What you have to do: Filter the data below for the string "this" and copy each matching line.

Data:
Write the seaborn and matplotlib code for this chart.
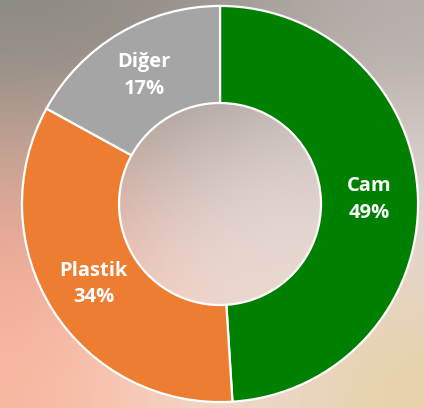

==

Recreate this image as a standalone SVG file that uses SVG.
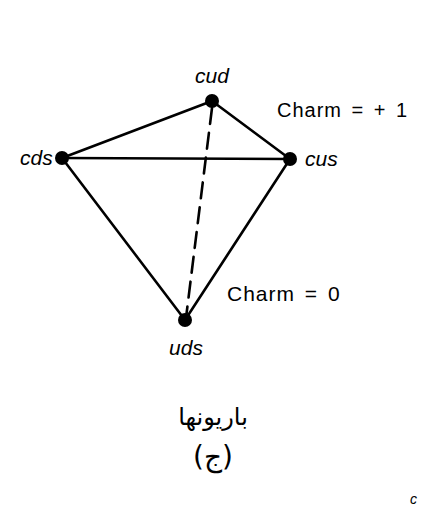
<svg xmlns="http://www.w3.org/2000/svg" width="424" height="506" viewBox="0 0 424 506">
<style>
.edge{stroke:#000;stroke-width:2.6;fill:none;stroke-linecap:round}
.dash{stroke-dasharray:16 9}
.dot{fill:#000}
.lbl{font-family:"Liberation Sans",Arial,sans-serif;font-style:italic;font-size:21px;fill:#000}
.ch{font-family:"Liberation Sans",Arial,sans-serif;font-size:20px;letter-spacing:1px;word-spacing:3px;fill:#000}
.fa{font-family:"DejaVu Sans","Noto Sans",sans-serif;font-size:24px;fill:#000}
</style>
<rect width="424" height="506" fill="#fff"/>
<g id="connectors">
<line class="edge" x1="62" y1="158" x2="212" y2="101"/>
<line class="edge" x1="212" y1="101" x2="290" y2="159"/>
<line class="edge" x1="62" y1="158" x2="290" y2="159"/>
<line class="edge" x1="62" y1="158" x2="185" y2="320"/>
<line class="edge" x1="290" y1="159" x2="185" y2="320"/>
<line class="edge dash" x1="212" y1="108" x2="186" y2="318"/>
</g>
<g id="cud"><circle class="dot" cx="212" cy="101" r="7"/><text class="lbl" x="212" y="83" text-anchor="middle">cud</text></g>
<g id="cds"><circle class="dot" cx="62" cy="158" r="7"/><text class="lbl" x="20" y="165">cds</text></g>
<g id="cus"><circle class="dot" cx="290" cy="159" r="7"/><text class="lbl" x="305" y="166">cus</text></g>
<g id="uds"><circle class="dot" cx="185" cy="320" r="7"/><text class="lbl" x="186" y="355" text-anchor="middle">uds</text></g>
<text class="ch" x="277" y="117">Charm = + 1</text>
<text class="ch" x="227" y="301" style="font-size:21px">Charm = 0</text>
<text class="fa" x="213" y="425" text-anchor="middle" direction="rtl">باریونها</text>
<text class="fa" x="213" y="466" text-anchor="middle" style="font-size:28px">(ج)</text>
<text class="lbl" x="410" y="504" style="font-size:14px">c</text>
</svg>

Reply:
Write the seaborn and matplotlib code for this chart.
Recreate this image as a standalone SVG file that uses SVG.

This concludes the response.